The inclusion of same-sex couples
Although the first documented gay rights organization dates back to 1924, some 90 years would pass before same-sex marriage was legally recognized. In June 2015 — aka the twenty-first century — the United States became the twenty-first country to recognize same-sex marriages. This came to fruition after the Supreme Court ruled that same-sex couples would be free to marry in all 50 states and thus were entitled to the same legal rights and benefits afforded to heterosexual couples.
With the newfound freedom to marry, many same-sex couples did just that. In August 2017, just two years and two months after the Supreme Court ruling, over ten percent of of lesbian, gay, bisexual or transgender (LGBT) adults in the United States were reported to be married to a same-sex spouse, according to Gallup. Prior to the Supreme Court’s decision, that number was a little under eight percent. Gallup also estimates that, as of 2017, 61 percent of same-sex, cohabiting couples residing in the U.S. have since married, which is a 38 percent increase pre-ruling.
The marriage rate is back on the decline
Even with more same-sex marriages occurring since 2015, the overall marriage rate is declining at a rapid pace, and has since 1970. The U.S. marriage rate among women is actually the lowest it has been in over a century. From just the ’70s, the marriage rate has fallen by a staggering 60 percent, according to data compiled by Family Profiles. You may have noticed this in the lack of wedding invitations tacked to your fridge. But, just why is the marriage rate falling — and why is it doing so at such a hurried pace?
“I think we are on the cusp of seeing marriage becoming less central to our life course and in framing the lives of our nation’s children. So I think it is a major moment in that regard,” Bradford Wilcox, director of the National Marriage Project and a sociology professor at the University of Virginia, told BBC. Many experts also highlight the women’s liberation movement as a reason. Simply put, marriage became no longer necessary for women — economically speaking. Cohabitation and the fear of divorce, as mentioned earlier, are also likely factors contributing to the matrimonial nosedive.
So, is marriage going extinct?
Millions of years from now, will archaeologists excavate marriage certificates and wedding bands like fossils? Will children ask their parents, “Mom, dad, what’s a wedding?” It’s weird to think of marriage going the way of dinosaurs, but, according to experts, it’s entirely possible. Per the book Marriage and Modernization: How Globalization Threatens Marriage, select British social scientists have predicted that “marriage is doomed and will be virtually extinct within 30 years.” Duncan White, head of Relate, an expansive organization of marriage counselors, thinks that “only one in five long-term couples will be married” — at least across the pond in Britain — before the three decades are up.

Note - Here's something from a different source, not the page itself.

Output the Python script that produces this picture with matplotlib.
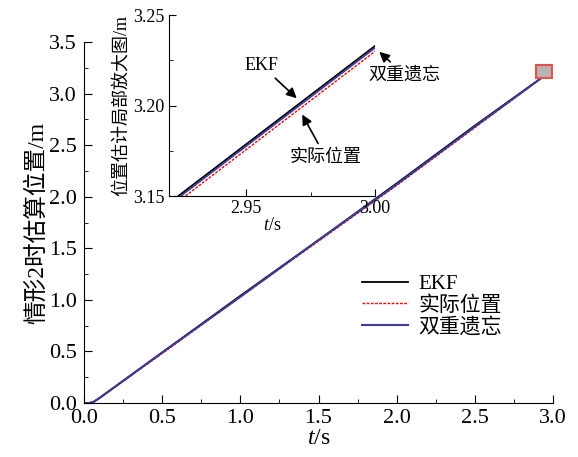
import matplotlib
matplotlib.use('Agg')
import matplotlib.pyplot as plt
from matplotlib.patches import Rectangle
from matplotlib.ticker import MultipleLocator

plt.rcParams['font.family'] = ['Liberation Serif', 'Noto Sans CJK SC']
plt.rcParams['mathtext.fontset'] = 'custom'
plt.rcParams['mathtext.it'] = 'Liberation Serif:italic'
plt.rcParams['mathtext.rm'] = 'Liberation Serif'

# 读图得到的数据
t = [0.0, 0.03, 0.06, 0.1, 0.5, 1.0, 1.5, 2.0, 2.5, 2.92, 3.0]
ekf = [0.0, 0.0, 0.01, 0.05, 0.49, 1.04, 1.58, 2.13, 2.69, 3.146, 3.233]
real = [0.0, 0.0, 0.01, 0.05, 0.48, 1.03, 1.57, 2.11, 2.67, 3.143, 3.230]
dual = [0.0, 0.0, 0.01, 0.05, 0.49, 1.03, 1.58, 2.12, 2.68, 3.145, 3.232]

labels = ['EKF', '实际位置', '双重遗忘']
blue = '#3c3c98'

fig = plt.figure(figsize=(5.78, 4.57), dpi=100)
ax = fig.add_axes([0.1453, 0.118, 0.8115, 0.790])

l1, = ax.plot(t, ekf, color='k', lw=1.3)
l2, = ax.plot(t, real, color='red', lw=1.0, ls=(0, (2, 1)))
l3, = ax.plot(t, dual, color=blue, lw=1.5)

ax.set_xlim(0, 3.0)
ax.set_ylim(0, 3.5)
ax.xaxis.set_major_locator(MultipleLocator(0.5))
ax.xaxis.set_minor_locator(MultipleLocator(0.25))
ax.yaxis.set_major_locator(MultipleLocator(0.5))
ax.yaxis.set_minor_locator(MultipleLocator(0.25))
ax.xaxis.set_major_formatter(matplotlib.ticker.FormatStrFormatter('%.1f'))
ax.yaxis.set_major_formatter(matplotlib.ticker.FormatStrFormatter('%.1f'))
ax.tick_params(which='both', direction='in', labelsize=16)
ax.tick_params(axis='x', pad=4)
ax.tick_params(axis='y', pad=5)
ax.tick_params(which='major', length=6)
ax.tick_params(which='minor', length=3)
for s in ['top', 'right']:
    ax.spines[s].set_visible(False)
ax.set_xlabel('$t$/s', fontsize=17, labelpad=0)
ax.set_ylabel('情形2时估算位置/m', fontsize=17, labelpad=1)

# 放大区域框
ax.add_patch(Rectangle((2.89, 3.15), 0.105, 0.13, facecolor='#bbb3b3',
                       edgecolor='#e8504a', lw=1.5, zorder=5))

fig.legend([l1, l2, l3], labels, loc='upper left', bbox_to_anchor=(0.612, 0.418),
           frameon=False, fontsize=15, handlelength=2.2, handletextpad=0.5,
           labelspacing=0.1, borderaxespad=0)

# 局部放大图
ins = fig.add_axes([0.292, 0.571, 0.357, 0.396])
ins.plot(t, ekf, color='k', lw=1.3)
ins.plot(t, real, color='red', lw=1.0, ls=(0, (2, 1)))
ins.plot(t, dual, color=blue, lw=1.3)
ins.set_xlim(2.92, 3.0)
ins.set_ylim(3.15, 3.25)
ins.xaxis.set_major_locator(MultipleLocator(0.05))
ins.xaxis.set_minor_locator(MultipleLocator(0.025))
ins.yaxis.set_major_locator(MultipleLocator(0.05))
ins.yaxis.set_minor_locator(MultipleLocator(0.025))
ins.xaxis.set_major_formatter(matplotlib.ticker.FormatStrFormatter('%.2f'))
ins.yaxis.set_major_formatter(matplotlib.ticker.FormatStrFormatter('%.2f'))
ins.tick_params(which='both', direction='in', labelsize=13, pad=3)
ins.tick_params(which='major', length=5)
ins.tick_params(which='minor', length=3)
for s in ['top', 'right']:
    ins.spines[s].set_visible(False)
ins.patch.set_alpha(0)
ins.set_xlabel('$t$/s', fontsize=13, labelpad=0)
ins.set_ylabel('位置估计局部放大图/m', fontsize=13, labelpad=2)

arrow = dict(arrowstyle='-|>', color='k', lw=1.2, mutation_scale=15)
ins.annotate('EKF', xy=(2.9704, 3.2030), xytext=(2.9558, 3.2224),
             fontsize=13, ha='center', va='center', arrowprops=arrow)
ins.annotate('双重遗忘', xy=(3.0008, 3.2307), xytext=(3.0115, 3.2169),
             fontsize=13, ha='center', va='center', arrowprops=arrow,
             annotation_clip=False)
ins.annotate('实际位置', xy=(2.9712, 3.1964), xytext=(2.9808, 3.1715),
             fontsize=13, ha='center', va='center', arrowprops=arrow)

fig.savefig('out.png', dpi=100)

However, when 60 Minutes and Vanity Fair (via CBS News) polled Americans for their thoughts on the purpose of marriage, 54 percent labeled it “a mark of commitment” while 23 percent said it was a way “to provide for raising children.” It’s true that 20 percent thought marriage “doesn’t have much of a purpose,” but there’s still many more Americans who do think marriage is relevant. With so much change in just one century, though, you have to wonder how this thinking will continue to evolve.